▸ **EXERCISE OBJECTIVE**
Skip all pictures, then copy the lines from the start of the data through the line with "var y = d3.scaleLinear().domain([0, 50]).range([430, 122.5]);", keeping both ends.

▸ **INFORMATION SHOWN**

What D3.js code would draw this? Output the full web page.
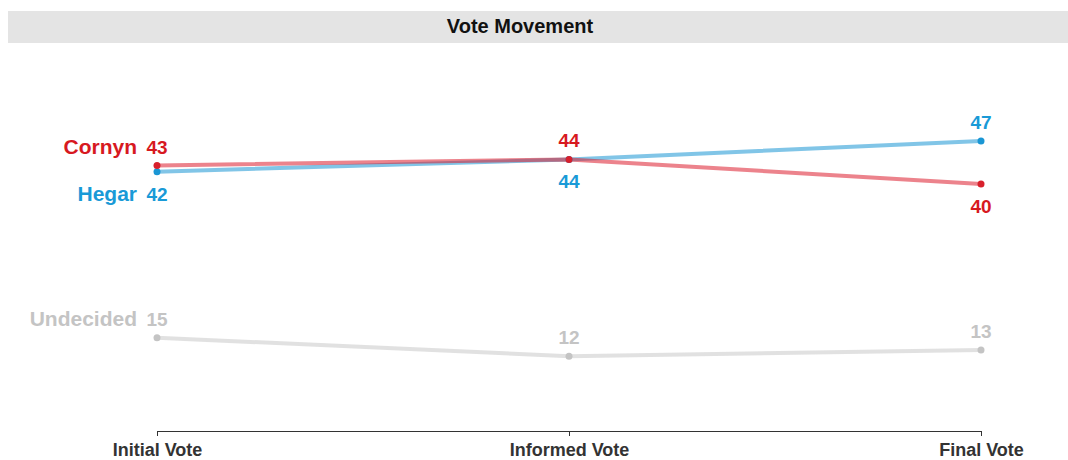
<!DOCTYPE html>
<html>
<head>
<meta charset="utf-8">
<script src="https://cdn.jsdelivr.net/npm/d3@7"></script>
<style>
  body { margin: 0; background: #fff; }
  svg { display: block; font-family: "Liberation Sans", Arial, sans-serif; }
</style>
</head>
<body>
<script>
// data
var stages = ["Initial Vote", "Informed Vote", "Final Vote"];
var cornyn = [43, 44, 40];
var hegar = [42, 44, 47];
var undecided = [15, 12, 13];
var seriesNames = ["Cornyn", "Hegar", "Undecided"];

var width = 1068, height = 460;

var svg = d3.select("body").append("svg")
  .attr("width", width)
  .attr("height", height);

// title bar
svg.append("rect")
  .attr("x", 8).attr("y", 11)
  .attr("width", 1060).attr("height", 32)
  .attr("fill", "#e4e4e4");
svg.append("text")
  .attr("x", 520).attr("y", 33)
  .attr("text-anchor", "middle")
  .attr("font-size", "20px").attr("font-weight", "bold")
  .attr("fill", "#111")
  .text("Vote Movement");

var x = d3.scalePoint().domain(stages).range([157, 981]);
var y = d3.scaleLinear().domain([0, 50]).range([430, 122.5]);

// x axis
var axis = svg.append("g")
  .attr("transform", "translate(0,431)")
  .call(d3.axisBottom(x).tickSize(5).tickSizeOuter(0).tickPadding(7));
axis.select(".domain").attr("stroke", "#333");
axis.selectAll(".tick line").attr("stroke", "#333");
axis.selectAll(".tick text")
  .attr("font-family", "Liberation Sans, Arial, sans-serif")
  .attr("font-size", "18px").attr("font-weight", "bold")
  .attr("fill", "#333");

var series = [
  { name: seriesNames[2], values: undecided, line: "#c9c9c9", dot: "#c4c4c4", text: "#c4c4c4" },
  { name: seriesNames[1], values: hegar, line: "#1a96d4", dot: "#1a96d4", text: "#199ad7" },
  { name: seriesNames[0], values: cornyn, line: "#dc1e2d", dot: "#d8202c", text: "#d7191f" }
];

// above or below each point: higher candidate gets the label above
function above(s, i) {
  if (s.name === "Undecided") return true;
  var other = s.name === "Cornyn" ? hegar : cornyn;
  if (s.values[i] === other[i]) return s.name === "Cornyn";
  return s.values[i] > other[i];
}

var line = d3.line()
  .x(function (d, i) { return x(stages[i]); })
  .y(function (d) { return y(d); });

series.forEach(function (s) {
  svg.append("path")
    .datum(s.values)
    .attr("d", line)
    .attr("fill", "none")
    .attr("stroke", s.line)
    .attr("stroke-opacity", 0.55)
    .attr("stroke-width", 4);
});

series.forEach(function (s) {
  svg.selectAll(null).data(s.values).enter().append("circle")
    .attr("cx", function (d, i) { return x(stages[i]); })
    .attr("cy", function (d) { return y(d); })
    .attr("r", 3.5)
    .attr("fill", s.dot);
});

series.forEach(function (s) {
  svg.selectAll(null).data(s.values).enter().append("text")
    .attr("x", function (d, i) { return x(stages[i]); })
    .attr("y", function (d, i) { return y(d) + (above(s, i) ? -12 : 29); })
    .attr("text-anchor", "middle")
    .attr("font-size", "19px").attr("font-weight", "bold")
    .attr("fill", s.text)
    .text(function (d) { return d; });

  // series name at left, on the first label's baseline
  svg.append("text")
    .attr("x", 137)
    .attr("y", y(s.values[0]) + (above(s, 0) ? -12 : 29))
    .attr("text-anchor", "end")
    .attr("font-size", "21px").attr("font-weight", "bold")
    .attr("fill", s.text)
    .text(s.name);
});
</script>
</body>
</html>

▸ **ANSWER**
What D3.js code would draw this? Output the full web page.
<!DOCTYPE html>
<html>
<head>
<meta charset="utf-8">
<script src="https://cdn.jsdelivr.net/npm/d3@7"></script>
<style>
  body { margin: 0; background: #fff; }
  svg { display: block; font-family: "Liberation Sans", Arial, sans-serif; }
</style>
</head>
<body>
<script>
// data
var stages = ["Initial Vote", "Informed Vote", "Final Vote"];
var cornyn = [43, 44, 40];
var hegar = [42, 44, 47];
var undecided = [15, 12, 13];
var seriesNames = ["Cornyn", "Hegar", "Undecided"];

var width = 1068, height = 460;

var svg = d3.select("body").append("svg")
  .attr("width", width)
  .attr("height", height);

// title bar
svg.append("rect")
  .attr("x", 8).attr("y", 11)
  .attr("width", 1060).attr("height", 32)
  .attr("fill", "#e4e4e4");
svg.append("text")
  .attr("x", 520).attr("y", 33)
  .attr("text-anchor", "middle")
  .attr("font-size", "20px").attr("font-weight", "bold")
  .attr("fill", "#111")
  .text("Vote Movement");

var x = d3.scalePoint().domain(stages).range([157, 981]);
var y = d3.scaleLinear().domain([0, 50]).range([430, 122.5]);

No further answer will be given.